**DATA SHOWN**
----------------

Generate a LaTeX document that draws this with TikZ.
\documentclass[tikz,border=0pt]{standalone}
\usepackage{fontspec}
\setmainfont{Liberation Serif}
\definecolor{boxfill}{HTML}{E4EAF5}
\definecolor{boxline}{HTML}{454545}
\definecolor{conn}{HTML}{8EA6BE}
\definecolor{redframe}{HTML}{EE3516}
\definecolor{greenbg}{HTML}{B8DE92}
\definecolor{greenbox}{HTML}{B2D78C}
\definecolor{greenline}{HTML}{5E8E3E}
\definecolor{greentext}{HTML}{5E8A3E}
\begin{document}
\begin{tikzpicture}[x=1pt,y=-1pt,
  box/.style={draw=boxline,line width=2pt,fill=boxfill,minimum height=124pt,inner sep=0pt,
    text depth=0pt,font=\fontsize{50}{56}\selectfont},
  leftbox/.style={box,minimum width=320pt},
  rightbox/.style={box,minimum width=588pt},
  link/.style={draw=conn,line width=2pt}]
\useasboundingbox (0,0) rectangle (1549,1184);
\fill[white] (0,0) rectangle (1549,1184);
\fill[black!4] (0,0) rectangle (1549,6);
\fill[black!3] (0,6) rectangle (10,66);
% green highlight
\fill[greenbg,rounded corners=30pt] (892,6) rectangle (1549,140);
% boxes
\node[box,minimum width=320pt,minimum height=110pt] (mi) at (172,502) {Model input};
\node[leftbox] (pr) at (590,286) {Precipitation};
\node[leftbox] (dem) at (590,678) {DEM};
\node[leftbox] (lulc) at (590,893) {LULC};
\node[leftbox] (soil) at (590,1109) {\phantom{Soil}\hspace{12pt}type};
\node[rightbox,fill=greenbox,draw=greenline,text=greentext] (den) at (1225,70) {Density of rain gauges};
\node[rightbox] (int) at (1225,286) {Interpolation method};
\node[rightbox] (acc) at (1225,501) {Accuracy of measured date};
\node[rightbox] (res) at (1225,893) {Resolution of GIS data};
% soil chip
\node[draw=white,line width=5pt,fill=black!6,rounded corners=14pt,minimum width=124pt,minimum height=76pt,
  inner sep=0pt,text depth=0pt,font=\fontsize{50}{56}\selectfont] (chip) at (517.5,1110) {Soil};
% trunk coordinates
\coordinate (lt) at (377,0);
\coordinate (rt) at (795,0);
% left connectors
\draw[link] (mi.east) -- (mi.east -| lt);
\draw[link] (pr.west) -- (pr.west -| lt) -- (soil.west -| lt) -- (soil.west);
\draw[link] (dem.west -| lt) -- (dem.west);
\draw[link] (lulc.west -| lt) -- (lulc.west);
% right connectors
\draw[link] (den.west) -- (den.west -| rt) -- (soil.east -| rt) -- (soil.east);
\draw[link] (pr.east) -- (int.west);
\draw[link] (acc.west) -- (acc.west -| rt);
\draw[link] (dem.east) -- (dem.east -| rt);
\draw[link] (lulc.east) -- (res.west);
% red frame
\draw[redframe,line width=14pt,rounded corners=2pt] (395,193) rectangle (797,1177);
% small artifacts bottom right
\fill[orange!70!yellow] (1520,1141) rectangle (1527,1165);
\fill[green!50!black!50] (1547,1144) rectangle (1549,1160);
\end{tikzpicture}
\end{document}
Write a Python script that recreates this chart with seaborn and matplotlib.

----------------

**STATED TASK**
Reproduce the data, keeping every line exactly the same.

**TASK RESULT**
Generate a LaTeX document that draws this with TikZ.
\documentclass[tikz,border=0pt]{standalone}
\usepackage{fontspec}
\setmainfont{Liberation Serif}
\definecolor{boxfill}{HTML}{E4EAF5}
\definecolor{boxline}{HTML}{454545}
\definecolor{conn}{HTML}{8EA6BE}
\definecolor{redframe}{HTML}{EE3516}
\definecolor{greenbg}{HTML}{B8DE92}
\definecolor{greenbox}{HTML}{B2D78C}
\definecolor{greenline}{HTML}{5E8E3E}
\definecolor{greentext}{HTML}{5E8A3E}
\begin{document}
\begin{tikzpicture}[x=1pt,y=-1pt,
  box/.style={draw=boxline,line width=2pt,fill=boxfill,minimum height=124pt,inner sep=0pt,
    text depth=0pt,font=\fontsize{50}{56}\selectfont},
  leftbox/.style={box,minimum width=320pt},
  rightbox/.style={box,minimum width=588pt},
  link/.style={draw=conn,line width=2pt}]
\useasboundingbox (0,0) rectangle (1549,1184);
\fill[white] (0,0) rectangle (1549,1184);
\fill[black!4] (0,0) rectangle (1549,6);
\fill[black!3] (0,6) rectangle (10,66);
% green highlight
\fill[greenbg,rounded corners=30pt] (892,6) rectangle (1549,140);
% boxes
\node[box,minimum width=320pt,minimum height=110pt] (mi) at (172,502) {Model input};
\node[leftbox] (pr) at (590,286) {Precipitation};
\node[leftbox] (dem) at (590,678) {DEM};
\node[leftbox] (lulc) at (590,893) {LULC};
\node[leftbox] (soil) at (590,1109) {\phantom{Soil}\hspace{12pt}type};
\node[rightbox,fill=greenbox,draw=greenline,text=greentext] (den) at (1225,70) {Density of rain gauges};
\node[rightbox] (int) at (1225,286) {Interpolation method};
\node[rightbox] (acc) at (1225,501) {Accuracy of measured date};
\node[rightbox] (res) at (1225,893) {Resolution of GIS data};
% soil chip
\node[draw=white,line width=5pt,fill=black!6,rounded corners=14pt,minimum width=124pt,minimum height=76pt,
  inner sep=0pt,text depth=0pt,font=\fontsize{50}{56}\selectfont] (chip) at (517.5,1110) {Soil};
% trunk coordinates
\coordinate (lt) at (377,0);
\coordinate (rt) at (795,0);
% left connectors
\draw[link] (mi.east) -- (mi.east -| lt);
\draw[link] (pr.west) -- (pr.west -| lt) -- (soil.west -| lt) -- (soil.west);
\draw[link] (dem.west -| lt) -- (dem.west);
\draw[link] (lulc.west -| lt) -- (lulc.west);
% right connectors
\draw[link] (den.west) -- (den.west -| rt) -- (soil.east -| rt) -- (soil.east);
\draw[link] (pr.east) -- (int.west);
\draw[link] (acc.west) -- (acc.west -| rt);
\draw[link] (dem.east) -- (dem.east -| rt);
\draw[link] (lulc.east) -- (res.west);
% red frame
\draw[redframe,line width=14pt,rounded corners=2pt] (395,193) rectangle (797,1177);
% small artifacts bottom right
\fill[orange!70!yellow] (1520,1141) rectangle (1527,1165);
\fill[green!50!black!50] (1547,1144) rectangle (1549,1160);
\end{tikzpicture}
\end{document}
Write a Python script that recreates this chart with seaborn and matplotlib.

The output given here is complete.